There is a further irony that America’s principle of moderation stems from yet another Frenchman, one who greatly influenced Tocqueville: the 18th-century jurist and philosopher Charles de Montesquieu. This French Charlie was no secularist. His final work, The Spirit of Laws (1748), recommends balances among competing powers and ideas, including between reason and religion, and thus between liberty and the morals it requires. If Montesquieu is remembered at all in American elite culture today, it is as the source of the structural principles that define our politics, a tri-partite separation of powers and federalism. He recommended these precisely as principles of balance among authorities and ideals. Very few Americans now study his arguments for such moderation, nor his arguments for moderating both religion and political liberty, nor his praise for Christianity as the most moderate and humane of religions. Most university professors and graduates know much more about John Rawls’s recent, secularist theory of a political (not natural) foundation for liberalism, or consider John Locke’s secularist, anti-clerical concept of toleration as the foundation for America’s stance on religion and politics. Our relative ignorance of Montesquieu and his great influence first upon the country’s founders, and later upon Tocqueville’s insights into American moderation, is worrying because this Montesquieuan tradition of political and philosophical balance cannot run on autopilot. It is an equipoise full of tension and difficulties, requiring intellectual and political effort. Indeed, even in the 1830s Tocqueville saw troubles ahead for American moderation in an era of increasing rationalism, science, and materialism. Such pressures have only increased across two centuries.
What Tocqueville most admired about America’s mutually respectful accommodation between religion and political liberty was that it was more than a modus vivendi or pragmatism. He drew upon Montesquieu’s philosophic principle of reconciling diverse views, as well as the American practice (informed by Montesquieu) of developing harmonies among seemingly opposing views, whether of religion, politics, institutions, or culture. The result is a liberal exceptionalism in religion: There is more public prominence for religion in America than in any other liberal democracy, and there also is more religious liberty than in states with deep religious cultures. A brief refresher on this philosophy is enough to explain why today’s largely secularist, rationalist elite in America has marginalized it.
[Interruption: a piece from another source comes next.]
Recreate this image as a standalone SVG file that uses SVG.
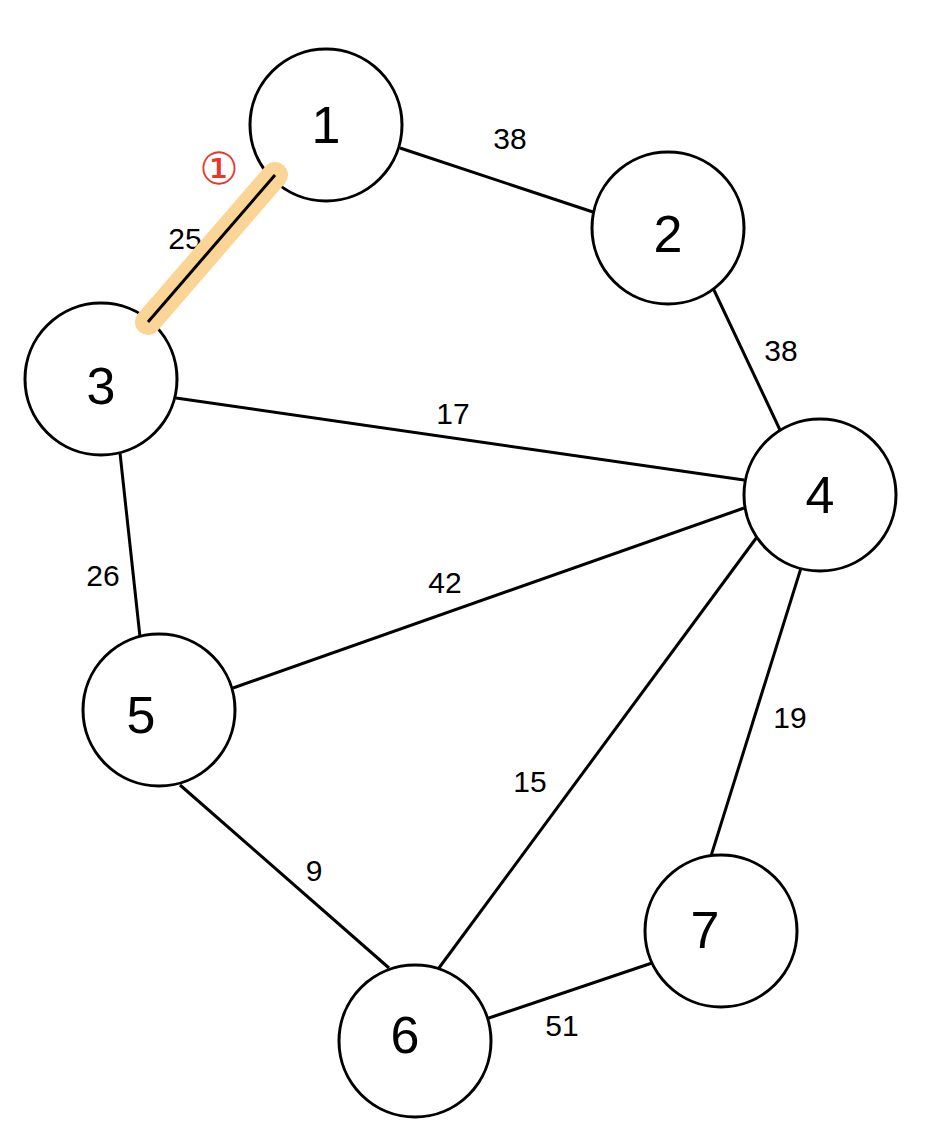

Both Montesquieu and Tocqueville warned of extremes of reason and of overweening ambition for human progress freed from tradition or religion, even while they warned of excesses of religion. What they saw as salutary ideas to moderate the Enlightenment are now seen, by our elite institutions and leaders, as a reactionary extreme to be ignored.
Given this intellectual history, France’s clash of extremes has a milder counterpart in America’s recent “polarization” of our politics and culture. This parallel should serve as a warning. We would do well, even as we try to help our French and European allies amid their current danger, to acknowledge that America is neither a Lockean, secularist, rationalist polity nor strictly a Christian one. Instead we long have been accomodationist, striving to reconcile religion and reason, political liberty and traditional ideas of morality. Our greatest leaders, from Washington and Lincoln to Martin Luther King, Jr., embodied this balance in their greatest speeches, writings, and deeds. All three invoked the Declaration of Independence as encapsulating not only rationalist Enlightenment ideas but also “the Laws of Nature and Nature’s God,” the “protection of Divine Providence,” and the “sacred honor” of defending another’s rights and not just one’s own. Rediscovery of this tradition of moderation, and its philosophical as well as religious sources, would be indispensably helpful for America as the leading liberal democracy in a world polarized between Enlightenment modernity and traditional religious devotion.
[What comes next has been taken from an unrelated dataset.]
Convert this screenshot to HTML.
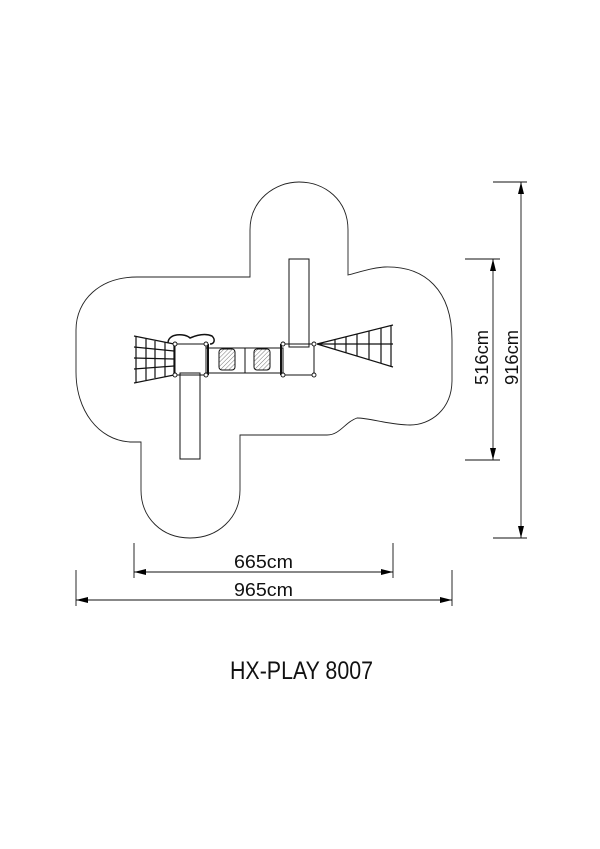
<!DOCTYPE html>
<html><head><meta charset="utf-8"><style>html,body{margin:0;padding:0;background:#fff}svg{display:block}</style></head>
<body>
<svg width="600" height="849" viewBox="0 0 600 849" xmlns="http://www.w3.org/2000/svg" style="font-family:'Liberation Sans',sans-serif">
<defs>
<pattern id="h" width="3" height="3" patternUnits="userSpaceOnUse" patternTransform="rotate(45)"><line x1="0" y1="0" x2="0" y2="3" stroke="#777" stroke-width="1"/></pattern>
<marker id="a" markerWidth="12" markerHeight="6" refX="12" refY="3" orient="auto-start-reverse" markerUnits="userSpaceOnUse"><path d="M0,0 L12,3 L0,6 Z" fill="#000"/></marker>
</defs>
<g fill="none" stroke="#222" stroke-width="0.9">
<path d="M250,277 L250,230 C250,200 275,182 299,182 C325,182 348,200 348,230 L348,275 C360,272 370,268 385,267 C425,266 452,290 452,340 L452,380 C452,410 430,425 410,425 C390,425 370,418 357,418 C345,422 340,435 327,435 L240,435 L240,490 C240,518 218,538 190,538 C162,538 141,518 141,490 L141,442 L130,442 C98,440 76,410 76,372 L76,330 C76,300 100,277 137,277 Z"/>
</g>
<g fill="none" stroke="#111" stroke-width="1">
<rect x="289" y="259" width="20" height="88"/>
<path d="M283,344 L314,344 L314,375 L283,375"/>
<rect x="206" y="348" width="77" height="25"/>
<line x1="245" y1="348" x2="245" y2="373"/>
<rect x="219" y="349" width="16" height="21" rx="3" fill="url(#h)"/>
<rect x="254" y="349" width="16" height="21" rx="3" fill="url(#h)"/>
<line x1="208" y1="344" x2="208" y2="375" stroke-width="2"/>
<line x1="281" y1="344" x2="281" y2="375" stroke-width="2"/>
<rect x="175" y="344" width="31" height="31"/>
<path d="M168,343 C168,333 185,333 190,338 C197,335 205,333 212,336 C216,340 214,344 210,344" stroke-width="1.5"/>
<rect x="180" y="373" width="20" height="86"/>
<path d="M134,336 L174,344 M134,383 L174,375" stroke-width="1.2"/>
<path d="M136,337 V382 M146,339 V380 M155,341 V378 M165,342 V377 M174,344 V375" stroke-width="1.2"/>
<path d="M134,347 L174,351 M134,358 L174,359 M134,369 L174,366" stroke-width="1.2"/>
<path d="M317,344 L393,325 M317,344 L393,367 M317,344 L393,344" stroke-width="1.2"/>
<path d="M335,340 V349 M346,337 V353 M357,334 V356 M369,331 V360 M381,328 V363 M391,325 V367" stroke-width="1.2"/>
</g>
<g fill="#fff" stroke="#111" stroke-width="0.9">
<circle cx="175" cy="344" r="2"/><circle cx="175" cy="375" r="2"/><circle cx="206" cy="344" r="2"/><circle cx="206" cy="375" r="2"/>
<circle cx="283" cy="344" r="2"/><circle cx="283" cy="375" r="2"/><circle cx="314" cy="344" r="2"/><circle cx="314" cy="375" r="2"/>
</g>
<g stroke="#111" stroke-width="0.9" fill="none">
<line x1="493" y1="182" x2="527" y2="182"/><line x1="493" y1="538" x2="527" y2="538"/>
<line x1="521" y1="182" x2="521" y2="538" marker-start="url(#a)" marker-end="url(#a)"/>
<line x1="465" y1="259" x2="500" y2="259"/><line x1="465" y1="460" x2="500" y2="460"/>
<line x1="493" y1="259" x2="493" y2="460" marker-start="url(#a)" marker-end="url(#a)"/>
<line x1="134" y1="543" x2="134" y2="578"/><line x1="393" y1="543" x2="393" y2="578"/>
<line x1="134" y1="572" x2="393" y2="572" marker-start="url(#a)" marker-end="url(#a)"/>
<line x1="76" y1="570" x2="76" y2="606"/><line x1="452" y1="570" x2="452" y2="606"/>
<line x1="76" y1="600" x2="452" y2="600" marker-start="url(#a)" marker-end="url(#a)"/>
</g>
<g fill="#111" font-size="18">
<text x="234" y="568" textLength="59" lengthAdjust="spacingAndGlyphs">665cm</text>
<text x="234" y="596" textLength="59" lengthAdjust="spacingAndGlyphs">965cm</text>
<text transform="translate(488,385) rotate(-90)" textLength="55" lengthAdjust="spacingAndGlyphs">516cm</text>
<text transform="translate(518,385) rotate(-90)" textLength="55" lengthAdjust="spacingAndGlyphs">916cm</text>
<text x="230" y="679" font-size="25" textLength="143" lengthAdjust="spacingAndGlyphs">HX-PLAY 8007</text>
</g>
</svg>
</body></html>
At home, renewed self-understanding could moderate the tension between our elites’ secularism and our accomodationist tradition toward religious liberty and public policy. Accommodation argues that government may recognize the importance of religion or metaphysical beliefs for a healthy liberal order, even though it must not act preferentially toward any one religion, nor enforce any doctrine. The success of this model, in comparison to any historical and sustainable alternative, might lead secularist critics to appreciate our middle-ground founding principles. America in its third century is more pluralist and egalitarian, developments that testify to the success of those principles.
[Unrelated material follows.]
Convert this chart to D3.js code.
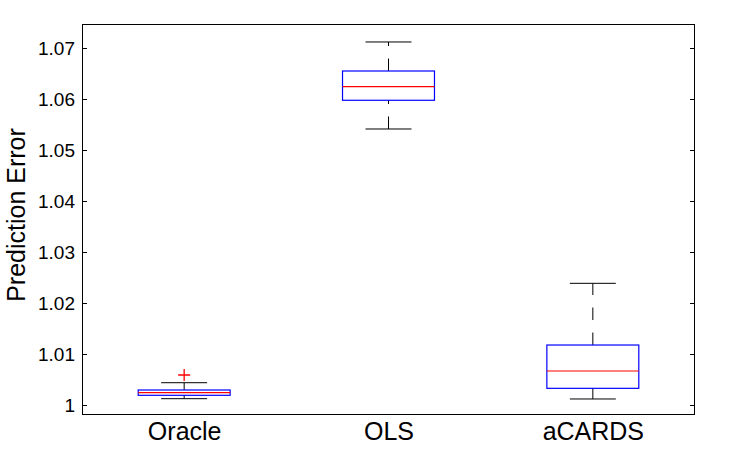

That said, both the secularist and religious or conservative sides in our polarized conflicts should value the higher middle ground, and pay more attention to the deeper philosophical and religious views that inform such moderation. Abroad, moderation should be a fundamental resource for our policies toward other states, regions, and religious traditions. Here we should note that Montesquieu, the American founders, and Tocqueville did not see moderation as mere centrism or mushy compromise. Alexander Hamilton invoked moderation in the opening and closing of The Federalist, and he hardly lacked principle or backbone. Renewed self-understanding about the moderation informing our liberalism could help us better to define the global threat to liberal democracy from terrorist states and actors, and to appeal to moderate Muslims who might ally with us. On this basis we could better develop strategies and tactics to suppress Islamist terrorism by addressing both the deeper causes of its extremism as well as its terrorist effects.
If we ignore our philosophical and religious history we will be blind to the fundamental causes of the conflict between liberal modernity and Islamic extremism, and thus risk not only our security but the great civilizational achievement of political and philosophical moderation. It is not too late to avoid Europe’s path to the banlieues, Charlie Hebdo, and rising hatred of Jews. As with most political struggles, the first task is to properly understand our principles and get our bearings. In 21st-century America, this means in part an openness to overcoming our self-imposed amnesia about our tradition of moderation.